Leadership in the current knowledge era can no longer rely on a single source of expertise; rather, it needs to be a collaborative practice distributed across a range of individuals. We need to respond to complexity in our internal and external markets through the contribution and creativity of all stakeholders who can provide a dynamic concentration of management and knowledge while lowering the risk of suboptimal decisions.
At the same time, let’s consider how we might bring this focus on collaboration to a practice-based method of learning. Instead of relying on traditional teacher-to-student instruction, we would need to expose learners to live engagements and then have them collectively reflect on those experiences to expand and even create knowledge while working to improve the given practice.
Perhaps most prominent in the domain of practice-oriented leadership development is action learning, which consists of group projects, team members working and reflecting on problems occurring in their projects and workplaces, and other interpersonal experiences, such as coaching and mentorships, which encourage learning dialogues. Through conversation with trusted peers, learning dialogues allow the emergence of social, political and emotional reactions that may be blocking personal development and operating effectiveness.
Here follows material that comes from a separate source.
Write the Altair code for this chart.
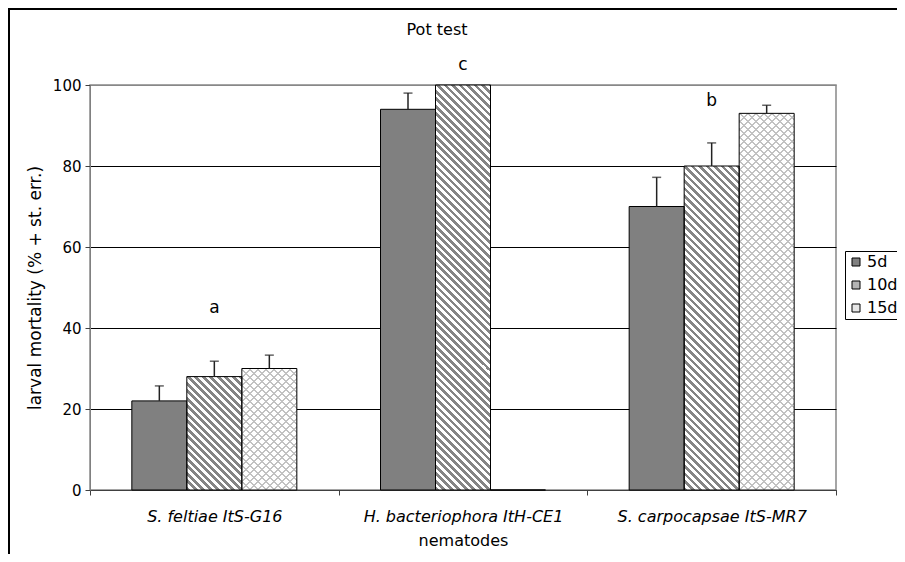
import altair as alt
import pandas as pd

# ---------------- data ----------------
categories = ["S. feltiae ItS-G16", "H. bacteriophora ItH-CE1", "S. carpocapsae ItS-MR7"]
series = ["5d", "10d", "15d"]
mortality_5d = [22, 94, 70]
mortality_10d = [28, 100, 80]
mortality_15d = [30, 0, 93]
err_5d = [3.7, 4.0, 7.2]
err_10d = [3.8, 0, 5.7]
err_15d = [3.3, 0, 2.0]
letters = ["a", "c", "b"]
letter_pos = [45, 105, 96]
y_ticks = [0, 20, 40, 60, 80, 100]
chart_title = "Pot test"

values = {"5d": mortality_5d, "10d": mortality_10d, "15d": mortality_15d}
errors = {"5d": err_5d, "10d": err_10d, "15d": err_15d}
rows = []
for s in series:
    for i, c in enumerate(categories):
        rows.append({"category": c, "series": s, "value": values[s][i],
                     "top": values[s][i] + errors[s][i], "err": errors[s][i]})
df = pd.DataFrame(rows)
df["idx"] = range(len(df))
letters_df = pd.DataFrame({"category": categories, "value": letter_pos, "letter": letters})

# ---------------- layout ----------------
W, H = 746, 405
PAD = {"left": 82, "top": 77, "right": 61, "bottom": 64}
BAR_W = 55
band = W / len(categories)
pad_outer = (band / BAR_W - 3) / 2


def stripe_stops(length, period, duty, on, off):
    stops = []
    pos = 0.0
    while pos < length:
        a = pos / length
        b = min((pos + duty * period) / length, 1)
        c = min((pos + period) / length, 1)
        stops += [{"offset": round(a, 5), "color": on}, {"offset": round(b, 5), "color": on},
                  {"offset": round(b, 5), "color": off}, {"offset": round(c, 5), "color": off}]
        pos += period
    return stops


def back_grad(w, h, period, duty, on, off):
    # stripes running "\" (x - y = const)
    a = (w + h) / (w * w + h * h)
    return {"gradient": "linear", "x1": 0, "y1": 1, "x2": a * w, "y2": 1 - a * h,
            "stops": stripe_stops(w + h, period, duty, on, off)}


def fwd_grad(w, h, period, duty, on, off):
    # stripes running "/" (x + y = const)
    a = (w + h) / (w * w + h * h)
    return {"gradient": "linear", "x1": 0, "y1": 0, "x2": a * w, "y2": a * h,
            "stops": stripe_stops(w + h, period, duty, on, off)}


cond1, cond2 = [], []
for _, r in df.iterrows():
    h = r["value"] * H / 100.0
    if h <= 0:
        continue
    test = f"datum.idx === {int(r['idx'])}"
    if r["series"] == "10d":
        cond1.append({"test": test, "value": back_grad(BAR_W, h, 7.5, 0.5, "#858585", "#ffffff")})
    elif r["series"] == "15d":
        cond1.append({"test": test, "value": back_grad(BAR_W, h, 8, 0.25, "#c2c2c2", "#ffffff")})
        cond2.append({"test": test, "value": fwd_grad(BAR_W, h, 8, 0.25, "#c2c2c2", "rgba(255,255,255,0)")})

FONT = "DejaVu Sans"

x_enc = alt.X("category:N", sort=categories, scale=alt.Scale(paddingInner=0, paddingOuter=0),
              axis=alt.Axis(title="nematodes", labelAngle=0, labelFontStyle="italic", labelFontSize=16,
                            labelLimit=400, labelPadding=13, tickBand="extent", tickSize=5,
                            domainColor="#404040", tickColor="#404040", titleFontSize=16,
                            titlePadding=8, grid=False))
xo_enc = alt.XOffset("series:N", sort=series, scale=alt.Scale(paddingInner=0, paddingOuter=pad_outer))
y_enc = alt.Y("value:Q", scale=alt.Scale(domain=[0, 100], nice=False),
              axis=alt.Axis(values=y_ticks, title="larval mortality (% + st. err.)", grid=True,
                            gridColor={"condition": {"test": "datum.value >= 100", "value": "#888888"},
                                       "value": "black"},
                            gridWidth=1, domainColor="#808080", tickColor="#404040", tickSize=5,
                            labelFontSize=15, labelPadding=4, titleFontSize=17, titlePadding=8))

bars = alt.Chart(df).mark_bar().encode(
    x=x_enc, xOffset=xo_enc, y=y_enc,
    fill=alt.Fill("series:N", sort=series,
                  scale=alt.Scale(domain=series, range=["#808080", "#b4b4b4", "#e6e6e6"]),
                  legend=alt.Legend(title=None, orient="none", legendX=755, legendY=166, padding=3,
                                    strokeColor="black", fillColor="white", labelFontSize=16,
                                    labelFont=FONT, symbolType="square", symbolSize=64,
                                    symbolStrokeColor="black", symbolStrokeWidth=1, rowPadding=7,
                                    labelOffset=3, labelExpr="datum.label + '        '")),
)

hatch1 = alt.Chart(df).mark_bar().encode(
    x=x_enc, xOffset=xo_enc, y=y_enc,
    fill=alt.value("transparent", condition=cond1),
)
hatch2 = alt.Chart(df).mark_bar().encode(
    x=x_enc, xOffset=xo_enc, y=y_enc,
    fill=alt.value("transparent", condition=cond2),
)
outline = alt.Chart(df).mark_bar(fillOpacity=0, stroke="black", strokeWidth=1).encode(
    x=x_enc, xOffset=xo_enc, y=y_enc,
)

err_df_filter = alt.datum.err > 0
err_rule = alt.Chart(df).transform_filter(err_df_filter).mark_rule(color="#222222", strokeWidth=1.5).encode(
    x=x_enc, xOffset=xo_enc, y=y_enc, y2="top:Q",
)
err_cap = alt.Chart(df).transform_filter(err_df_filter).mark_tick(
    color="#222222", thickness=1.5, size=9, orient="horizontal").encode(
    x=x_enc, xOffset=xo_enc, y=alt.Y("top:Q"),
)

letter_text = alt.Chart(letters_df).mark_text(fontSize=17, font=FONT, color="black", baseline="middle").encode(
    x=x_enc, y=y_enc, text="letter:N",
)

frame_df = pd.DataFrame({"k": [0]})
title_text = alt.Chart(frame_df).mark_text(
    text=chart_title, fontSize=16, font=FONT, color="black", baseline="middle", align="center").encode(
    x=alt.value(W / 2 - 26), y=alt.value(-55))
frame_left = alt.Chart(frame_df).mark_rule(color="black", strokeWidth=2).encode(
    x=alt.value(-81), y=alt.value(-76), y2=alt.value(H + PAD["bottom"]))
frame_top = alt.Chart(frame_df).mark_rule(color="black", strokeWidth=2).encode(
    x=alt.value(-82), x2=alt.value(W + PAD["right"]), y=alt.value(-76))

chart = alt.layer(
    bars, hatch1, hatch2, outline, err_rule, err_cap, letter_text, title_text, frame_left, frame_top
).properties(
    width=W, height=H,
    autosize=alt.AutoSizeParams(type="none"),
    padding=PAD,
    background="white",
).configure_view(
    stroke="#888888", strokeWidth=1.5,
).configure_axis(
    labelFont=FONT, titleFont=FONT, labelColor="black", titleColor="black", titleFontWeight="normal",
)

chart.save("out.html", embed_options={"renderer": "svg", "actions": False})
When it comes to developing practice-based collaborative leadership and management, therefore, it is axiomatic that we begin by immersing managers in their own practices, not removing them from their lived experience. For the sake of learning, we may choose to accelerate the process by having facilitators place managers in problem domains or dilemmas to see how they might “learn their way out.” The critical change facilitators would make is to introduce novel forms of conversation that can bring out the skills of collaborative learning and dialogue. Learners would engage in empathic listening, understand the value of reflecting on perspectives different from their own and entertain the prospect of being changed by what they learn. This collaborative learning process opens up space for innovative ways to accomplish work or even reconceive how the work should be done in the first place.
Consider the case of Jim, senior vice president of sales for a large retailer. Jim was involved in a project to determine the reason for the heavy turnover of part-time check-out clerks throughout the company’s chains but had been unsuccessful in diagnosing the source of the problem. Fortunately, he was a member of an action learning team as part of a leadership development initiative, and the facilitator invited his team members to share their views on Jim’s problem.
It turned out that Jim had spoken to a number of clerks but hadn’t realized that his executive rank caused most of them to clam up during conversation. He subsequently hired outside interviewers to survey the clerks and found the clerks felt they were treated like “second-class citizens.” Jim then may have worsened the problem by sending out communications that tried to inspire the clerks, not realizing, according to feedback from his action learning team facilitator and colleagues, that the clerks likely wanted behavioral accommodations rather than sweet talk.
Additionally, consider the collective leadership model used by the most successful national men’s rugby team of all time, New Zealand’s All Blacks. A case study of the team conducted by Thomas Johnson and colleagues attributed the team’s 75 percent winning record in test matches over a 100-year period to its leadership, which produces a team commitment to total honesty in self and team evaluation and reflection. Bottom-up collaborative learning accompanies its philosophy, as evidenced by one of its coaches, who said: “As we become more aware of the need for player-centered coaching rather than coach-centered, we try to recreate and simulate pressures of the game … and throw them in unpredicted events, and get the players to solve that problem.”
These examples demonstrate how “learning your way out” can develop leadership as a collaborative practice. The most critical meta-skill it enhances is developing in learners a peripheral awareness of one another. They seek out and learn from others’ views. They see value in sharing leadership.
On project and learning teams in particular, action learning allows team members to begin to make use of the team’s resources and recognize the strengths and weaknesses of others — for example, who provides support to team members, who knows where to find answers to the most intractable problems, who fosters team spirit, who explores and reports on opportunities outside the team, and so on. These issues are learning issues, and practice-based learning does not insist they be lodged within any one person; rather, they become the knowledge responsibilities of the entire team. The team becomes a collaborative enterprise.